■ **Written task**: Pictures stay out. Extract the lines below from the first one through the line with "plt.rcParams['hatch.linewidth'] = 0.9", both included.

■ **Recorded data**:
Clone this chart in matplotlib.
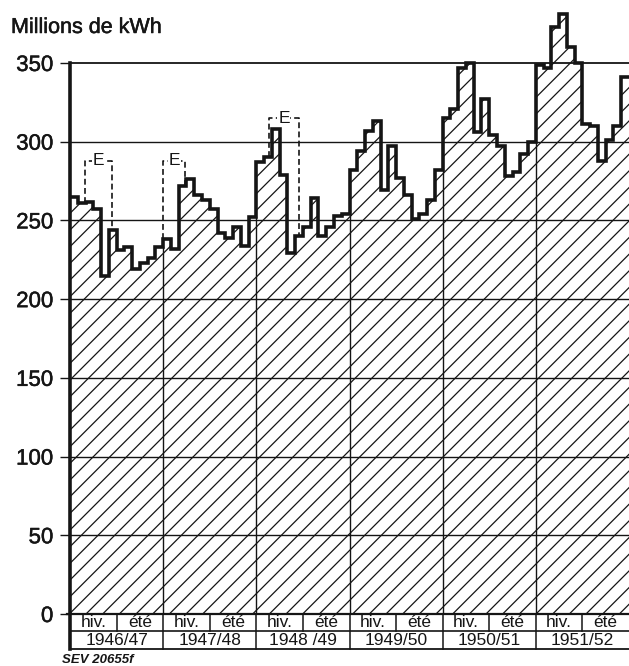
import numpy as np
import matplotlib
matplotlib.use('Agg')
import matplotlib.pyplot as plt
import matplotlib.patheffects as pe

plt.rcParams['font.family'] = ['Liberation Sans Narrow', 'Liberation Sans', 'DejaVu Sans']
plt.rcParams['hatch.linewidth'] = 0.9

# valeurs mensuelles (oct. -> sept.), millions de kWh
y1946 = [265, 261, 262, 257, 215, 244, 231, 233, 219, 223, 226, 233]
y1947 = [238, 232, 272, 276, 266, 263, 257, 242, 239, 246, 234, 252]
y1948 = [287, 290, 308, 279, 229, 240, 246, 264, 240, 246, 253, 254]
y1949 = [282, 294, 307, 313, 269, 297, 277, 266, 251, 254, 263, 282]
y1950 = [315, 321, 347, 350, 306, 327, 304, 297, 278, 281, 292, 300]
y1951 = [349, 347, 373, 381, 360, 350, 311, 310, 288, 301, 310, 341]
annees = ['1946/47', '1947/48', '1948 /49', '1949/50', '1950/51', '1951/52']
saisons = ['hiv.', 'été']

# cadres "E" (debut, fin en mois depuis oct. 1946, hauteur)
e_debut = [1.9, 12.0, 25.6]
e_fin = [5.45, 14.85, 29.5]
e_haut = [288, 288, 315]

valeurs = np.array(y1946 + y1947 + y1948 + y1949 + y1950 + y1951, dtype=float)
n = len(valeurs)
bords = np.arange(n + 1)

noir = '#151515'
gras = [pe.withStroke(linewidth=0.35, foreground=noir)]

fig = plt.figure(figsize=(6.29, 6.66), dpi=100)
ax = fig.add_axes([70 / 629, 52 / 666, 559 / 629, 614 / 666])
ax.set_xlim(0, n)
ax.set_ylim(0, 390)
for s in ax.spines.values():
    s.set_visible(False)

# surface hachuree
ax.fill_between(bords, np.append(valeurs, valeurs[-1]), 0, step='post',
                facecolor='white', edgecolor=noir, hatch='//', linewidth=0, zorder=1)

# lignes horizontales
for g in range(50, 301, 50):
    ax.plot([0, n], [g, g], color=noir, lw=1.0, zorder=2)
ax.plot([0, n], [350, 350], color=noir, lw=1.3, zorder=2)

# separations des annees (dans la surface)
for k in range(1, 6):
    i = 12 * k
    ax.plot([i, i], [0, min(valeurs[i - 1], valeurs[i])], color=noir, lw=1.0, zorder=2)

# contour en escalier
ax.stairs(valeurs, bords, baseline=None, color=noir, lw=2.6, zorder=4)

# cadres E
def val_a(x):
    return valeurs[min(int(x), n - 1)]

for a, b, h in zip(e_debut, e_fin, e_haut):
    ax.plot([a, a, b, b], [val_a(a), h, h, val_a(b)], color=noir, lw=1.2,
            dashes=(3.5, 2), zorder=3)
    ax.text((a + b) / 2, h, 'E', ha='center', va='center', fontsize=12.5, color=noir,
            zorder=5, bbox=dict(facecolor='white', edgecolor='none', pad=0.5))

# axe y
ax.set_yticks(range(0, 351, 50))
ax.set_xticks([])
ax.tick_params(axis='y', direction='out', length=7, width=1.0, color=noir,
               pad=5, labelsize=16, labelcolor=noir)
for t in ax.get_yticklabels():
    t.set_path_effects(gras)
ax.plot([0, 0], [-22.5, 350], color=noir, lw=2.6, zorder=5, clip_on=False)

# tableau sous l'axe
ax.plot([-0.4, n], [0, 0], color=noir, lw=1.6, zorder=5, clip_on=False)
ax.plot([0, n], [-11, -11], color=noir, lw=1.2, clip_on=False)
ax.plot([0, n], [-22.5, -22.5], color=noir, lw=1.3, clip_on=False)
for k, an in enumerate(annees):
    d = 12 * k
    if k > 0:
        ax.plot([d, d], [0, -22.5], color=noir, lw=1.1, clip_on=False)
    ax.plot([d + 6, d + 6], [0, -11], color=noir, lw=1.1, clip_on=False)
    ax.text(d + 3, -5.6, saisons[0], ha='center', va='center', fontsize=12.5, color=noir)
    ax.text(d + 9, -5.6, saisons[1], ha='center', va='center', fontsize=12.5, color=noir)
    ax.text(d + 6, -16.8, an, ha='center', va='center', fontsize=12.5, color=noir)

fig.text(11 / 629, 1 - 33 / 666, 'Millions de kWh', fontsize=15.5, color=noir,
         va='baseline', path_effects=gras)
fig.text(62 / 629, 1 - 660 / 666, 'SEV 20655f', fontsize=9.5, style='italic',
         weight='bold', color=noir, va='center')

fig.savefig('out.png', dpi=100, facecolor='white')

■ **Answer for this exercise**:
Clone this chart in matplotlib.
import numpy as np
import matplotlib
matplotlib.use('Agg')
import matplotlib.pyplot as plt
import matplotlib.patheffects as pe

plt.rcParams['font.family'] = ['Liberation Sans Narrow', 'Liberation Sans', 'DejaVu Sans']
plt.rcParams['hatch.linewidth'] = 0.9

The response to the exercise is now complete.